J’étais invité à intervenir sur le thème de l’« Europe de la défense : le défi de la coopération renforcée » avec Olivier de France, directeur de recherche à l’IRIS et le général (2S) Jean-Paul Perruche qui a, entre autres, été directeur général de l’État-Major de l’Union européenne (EMUE) entre 2004 et 2007.
La question liminaire qui nous a été posée par Thomas Pellerin-Carlin, chercheur à l’Institut Jacques Delors et modérateur de ce débat, était la suivante : une coopération renforcée en matière de défense européenne, avec quels pays et pour quoi faire ?
Coopération renforcée, avec quels pays ?
Avec ceux qui le peuvent et ceux qui le souhaitent. Le candidat Emmanuel Macron n’a d’ailleurs pas dit autre chose, lors de la campagne pour les élections présidentielles de 2017, constatant les blocages persistants d’un système intergouvernemental européen à vingt-sept (sans le Danemark), celui de la Politique de sécurité et de défense commune (PSDC).
Mais cette Europe de la défense à géométrie variable est-elle nouvelle ? Un décalage est constaté depuis plusieurs années, entre actes et discours.

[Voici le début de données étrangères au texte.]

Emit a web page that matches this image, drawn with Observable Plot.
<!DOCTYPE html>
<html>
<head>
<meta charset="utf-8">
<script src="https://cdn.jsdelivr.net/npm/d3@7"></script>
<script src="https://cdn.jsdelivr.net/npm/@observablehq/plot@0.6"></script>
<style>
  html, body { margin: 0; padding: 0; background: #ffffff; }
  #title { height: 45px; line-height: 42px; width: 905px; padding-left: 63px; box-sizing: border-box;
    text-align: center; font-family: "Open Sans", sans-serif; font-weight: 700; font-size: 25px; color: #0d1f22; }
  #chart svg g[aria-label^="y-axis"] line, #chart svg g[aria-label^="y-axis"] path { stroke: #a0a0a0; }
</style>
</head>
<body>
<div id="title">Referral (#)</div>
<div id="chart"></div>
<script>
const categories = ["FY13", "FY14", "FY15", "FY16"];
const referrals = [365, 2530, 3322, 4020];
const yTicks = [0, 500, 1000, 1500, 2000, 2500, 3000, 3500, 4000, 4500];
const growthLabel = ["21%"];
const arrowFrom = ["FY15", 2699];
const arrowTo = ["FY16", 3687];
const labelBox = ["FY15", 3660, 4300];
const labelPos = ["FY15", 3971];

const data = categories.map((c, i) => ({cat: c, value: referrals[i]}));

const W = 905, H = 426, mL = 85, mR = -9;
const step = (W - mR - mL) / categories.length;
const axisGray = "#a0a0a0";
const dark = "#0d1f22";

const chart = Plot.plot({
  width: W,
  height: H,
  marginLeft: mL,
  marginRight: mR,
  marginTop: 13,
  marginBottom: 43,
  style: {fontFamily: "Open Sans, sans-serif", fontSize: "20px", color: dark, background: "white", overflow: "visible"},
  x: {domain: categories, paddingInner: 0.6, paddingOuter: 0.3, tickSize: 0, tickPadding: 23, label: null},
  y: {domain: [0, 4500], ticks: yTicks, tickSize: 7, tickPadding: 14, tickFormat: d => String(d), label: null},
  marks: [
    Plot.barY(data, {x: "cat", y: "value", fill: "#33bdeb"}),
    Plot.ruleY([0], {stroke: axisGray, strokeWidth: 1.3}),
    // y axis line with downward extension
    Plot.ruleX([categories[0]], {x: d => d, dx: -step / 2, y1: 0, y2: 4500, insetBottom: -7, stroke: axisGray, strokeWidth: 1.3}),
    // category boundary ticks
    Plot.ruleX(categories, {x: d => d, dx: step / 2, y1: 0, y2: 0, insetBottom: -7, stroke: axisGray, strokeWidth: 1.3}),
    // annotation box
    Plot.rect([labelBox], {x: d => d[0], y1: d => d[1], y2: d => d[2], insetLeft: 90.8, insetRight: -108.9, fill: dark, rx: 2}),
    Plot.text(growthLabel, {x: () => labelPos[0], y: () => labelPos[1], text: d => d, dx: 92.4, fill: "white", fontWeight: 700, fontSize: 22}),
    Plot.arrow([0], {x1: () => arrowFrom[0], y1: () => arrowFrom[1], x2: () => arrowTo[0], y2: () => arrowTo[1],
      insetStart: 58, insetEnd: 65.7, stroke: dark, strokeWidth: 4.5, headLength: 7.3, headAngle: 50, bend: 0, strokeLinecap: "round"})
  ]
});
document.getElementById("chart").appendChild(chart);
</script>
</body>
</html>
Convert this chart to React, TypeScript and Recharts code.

Si l’on observe son renforcement par les actes (programme A400M à huit, « paquet défense » à vingt-huit, traités de Lancaster House à deux, etc.), les acteurs gouvernementaux français sont frileux pour la nommer. Pourquoi ? À Paris, personne ne veut prendre le risque de casser le mythe de l’unité d’une « Europe imaginée ». À Bruxelles, tous craignent de s’attirer les foudres de ceux qui n’en feraient pas partis, en remettant en cause la culture du consensus. Il en découle un brouillage politique : la France accompagne la constitution d’une Europe de la défense à géométrie variable, tout en continuant à porter un discours sur la nécessité d’une « Europe puissance » à vingt-sept.
Par conséquent, une avancée politique majeure serait de faire de la géométrie variable, une stratégie politique assumée : le « flexilatéralisme ». Dans un esprit ricoeurien, on pourrait dire que le flexilatéralisme, c’est le bilatéralisme, et en même temps le « minilatéralisme » (à trois ou quatre), et en même temps le multilatéralisme. Le flexilatéralisme dans le secteur de la défense, c’est la PSDC et en même temps l’OTAN et en même temps les accords de Lancaster House. En d’autres termes, il existe des cadres politico-institutionnels multiples (OCCAR, OTAN, PSDC, traités de Lancaster House, Triangle de Weimar, etc.) qu’il s’agit de mobiliser en fonction des problèmes publics identifiés dans le secteur de la défense. Ainsi, la sempiternelle question du cadre politico-institutionnel dans lequel il faudrait agir (PSDC ou OTAN, bilatéralisme ou multilatéralisme) est remplacée par une réflexion autour de l’usage stratégique d’un des cadres mentionnés pour répondre à un enjeu stratégique dans un contexte politique donné. Un autre enjeu stratégique dans un autre contexte conduirait à mobiliser un autre cadre politico-institutionnel.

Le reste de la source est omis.